And the recognition that other people have different values is the basis of living peacefully in society. To deny it is dangerous insanity, even if it's for what seems a good cause. It's nice to think that we can apply our own standards on everyone else and live in a very simplistic world, and all live in complete and total harmony, but we don't and that's not how life works.
Is the Golden Rule practical ? No. It is widely acknowledged in game theory that tit-for-tat is the most optimal strategy, and the motor of cooperation in the animal kingdom, not the Golden Rule. An agent using the tit-for-tat strategy cooperates with others until provoked. When provoked, the agent must retaliate and then be quick to forgive. Likewise, we generally acknowledge that criminals (and other people who break the Trader Principle in society) must be punished in some way, in order to keep other agents from being harmed. We do not follow the Golden Rule.

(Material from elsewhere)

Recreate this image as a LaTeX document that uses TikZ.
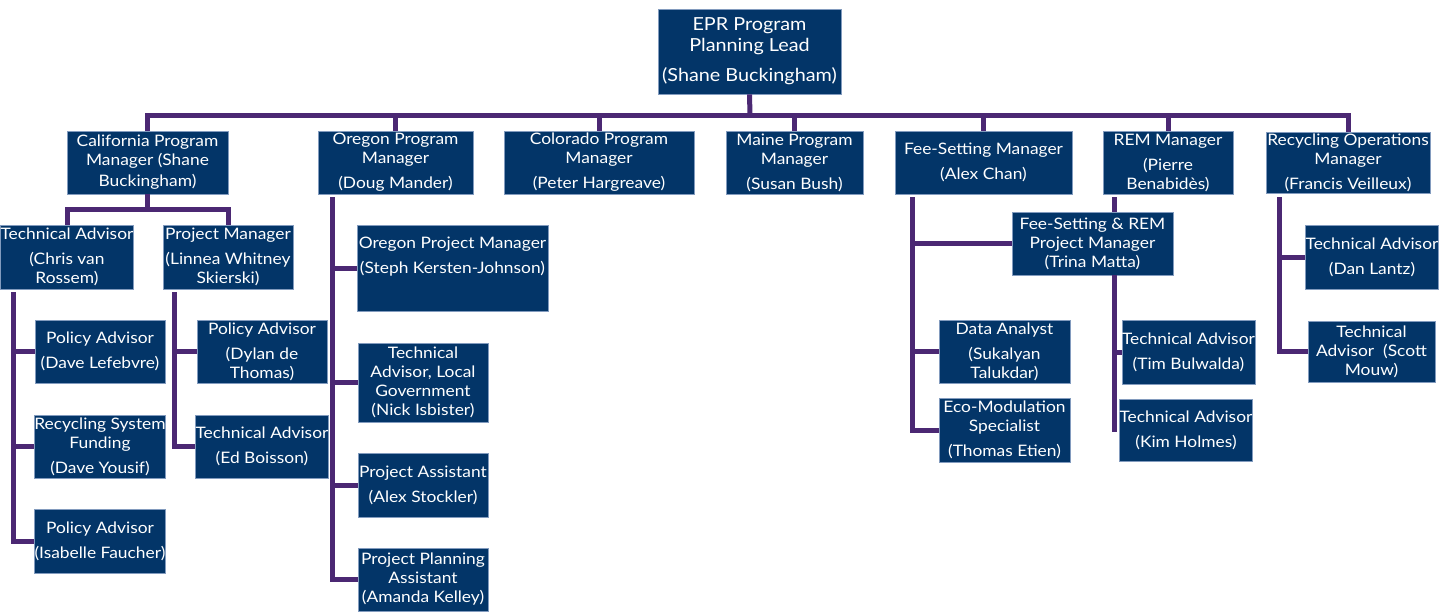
\documentclass[tikz,border=0pt]{standalone}
\usepackage{fontspec}
\setmainfont{Lato}[FakeStretch=1.1]
\usetikzlibrary{calc}
\definecolor{boxfill}{RGB}{3,53,104}
\definecolor{boxedge}{RGB}{130,155,190}
\definecolor{conncol}{RGB}{75,40,115}
\begin{document}
\begin{tikzpicture}[x=1pt,y=-1pt,
  box/.style={draw=boxedge, line width=0.8pt, fill=boxfill, text=white, align=center, inner sep=0pt,
    font=\fontsize{15.8}{19}\selectfont},
  bigbox/.style={box, font=\fontsize{18}{21}\selectfont},
  conn/.style={draw=conncol, line width=5pt}]
\useasboundingbox (0,0) rectangle (1452,611);
% level 0
\node[bigbox, minimum width=183, minimum height=85] (epr) at (749.5,51.5) {EPR Program\\Planning Lead\\[9pt](Shane Buckingham)};
% level 1
\node[box, minimum width=161, minimum height=63] (cal) at (147.5,162.5) {California Program\\Manager (Shane\\[2pt]Buckingham)};
\node[box, minimum width=155, minimum height=63] (ore) at (395.5,162.5) {Oregon Program\\Manager\\[6pt](Doug Mander)};
\node[box, minimum width=190, minimum height=63] (col) at (599,162.5) {Colorado Program\\Manager\\[6pt](Peter Hargreave)};
\node[box, minimum width=137, minimum height=63] (mai) at (794.5,162.5) {Maine Program\\Manager\\[6pt](Susan Bush)};
\node[box, minimum width=177, minimum height=63] (fee) at (983.5,162.5) {Fee-Setting Manager\\[6pt](Alex Chan)};
\node[box, minimum width=130, minimum height=63] (rem) at (1168,162.5) {REM Manager\\[6pt](Pierre\\Benabidès)};
\node[box, minimum width=164, minimum height=61] (rec) at (1348,162.5) {Recycling Operations\\Manager\\[6pt](Francis Veilleux)};
% California subtree
\node[box, minimum width=130, minimum height=64] (chris) at (67,257) {Technical Advisor\\[6pt](Chris van\\Rossem)};
\node[box, minimum width=130, minimum height=64] (lin) at (228,257) {Project Manager\\[6pt](Linnea Whitney\\Skierski)};
\node[box, minimum width=130, minimum height=63] (davel) at (100,351.5) {Policy Advisor\\[6pt](Dave Lefebvre)};
\node[box, minimum width=130, minimum height=63] (rsf) at (100,446.5) {Recycling System\\Funding\\[6pt](Dave Yousif)};
\node[box, minimum width=130, minimum height=64] (isa) at (100,541) {Policy Advisor\\[6pt](Isabelle Faucher)};
\node[box, minimum width=130, minimum height=63] (dyl) at (262,351.5) {Policy Advisor\\[6pt](Dylan de\\Thomas)};
\node[box, minimum width=130, minimum height=63] (ed) at (262,446.5) {Technical Advisor\\[6pt](Ed Boisson)};
% Oregon subtree
\node[box, minimum width=191, minimum height=86] (ste) at (452.5,268) {Oregon Project Manager\\[6pt](Steph Kersten-Johnson)\\[6pt]\mbox{}};
\node[box, minimum width=130, minimum height=79] (nic) at (423,382.5) {Technical\\Advisor, Local\\Government\\(Nick Isbister)};
\node[box, minimum width=130, minimum height=64] (als) at (423,485) {Project Assistant\\[6pt](Alex Stockler)};
\node[box, minimum width=130, minimum height=63] (ama) at (423,579.5) {Project Planning\\Assistant\\(Amanda Kelley)};
% Fee-setting / REM subtree
\node[box, minimum width=161, minimum height=63] (frpm) at (1092.5,243.5) {Fee-Setting \& REM\\Project Manager\\(Trina Matta)};
\node[box, minimum width=131, minimum height=63] (dat) at (1004.5,351.5) {Data Analyst\\[6pt](Sukalyan\\Talukdar)};
\node[box, minimum width=131, minimum height=64] (eco) at (1004.5,430) {Eco-Modulation\\Specialist\\[6pt](Thomas Etien)};
\node[box, minimum width=131, minimum height=64] (tim) at (1188.5,352) {Technical Advisor\\[6pt](Tim Bulwalda)};
\node[box, minimum width=128, minimum height=62] (kim) at (1186,430) {Technical Advisor\\[6pt](Kim Holmes)};
% Recycling subtree
\node[box, minimum width=130, minimum height=64] (dan) at (1372,257) {Technical Advisor\\[6pt](Dan Lantz)};
\node[box, minimum width=127, minimum height=61] (sco) at (1371.5,351.5) {Technical\\Advisor\ \ (Scott\\Mouw)};
% coordinates
\coordinate (bus) at (750,115);
\coordinate (calbar) at (147.5,209);
\coordinate (ctop) at (13,292);
\coordinate (ltop) at (174,292);
\coordinate (otop) at (332,197);
\coordinate (ftop) at (912,197);
\coordinate (remx) at (1114,197);
\coordinate (pmend) at (1114,432);
\coordinate (rtop) at (1279,197);
% connectors
\draw[conn] (epr.south) -- (bus);
\draw[conn] (cal.north) |- (bus) -| (rec.north);
\foreach \n in {ore,col,mai,fee,rem} \draw[conn] (\n.north) -- (\n.north |- bus);
\draw[conn] (cal.south) -- (calbar);
\draw[conn] (chris.north) |- (calbar) -| (lin.north);
\foreach \n in {davel,rsf,isa} \draw[conn] (ctop) |- (\n.west);
\foreach \n in {dyl,ed} \draw[conn] (ltop) |- (\n.west);
\foreach \n in {ste,nic,als,ama} \draw[conn] (otop) |- (\n.west);
\foreach \n in {frpm,dat,eco} \draw[conn] (ftop) |- (\n.west);
\draw[conn] (remx) -- (remx |- frpm.north);
\draw[conn] (frpm.south -| pmend) -- (pmend);
\draw[conn] (pmend |- tim.west) -- (tim.west);
\foreach \n in {dan,sco} \draw[conn] (rtop) |- (\n.west);
\end{tikzpicture}
\end{document}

A pervasive example of the Golden Rule these days is enforced self-help. It is assumed that one person's emotional life reflects that of everyone else, and that everyone naturally needs self-help in cases of disaster. But for some people, this attention runs counter to their own way of coping with disaster, and only makes their pain worse. The refusal to acknowledge individuality leads to even worse attitudes, such as "interpreting" a person's truthfulness based on their outpouring of emotions, creating prejudice and persecution.
This is psychologically problematic, for sure, but are there practical examples where the Golden Rule is obviously and uncontrovertibly evil ? Yes, in cases where we are confronted with radical differences in value systems. Cultural relativism would have us believe that, when confronted with absurd moral beliefs such as human sacrifice or female circumcision, we should be silent and accept them. The Golden Rule not only forces us to accept these beliefs, but that a morally retarded person is perfectly justified to impose those beliefs on us.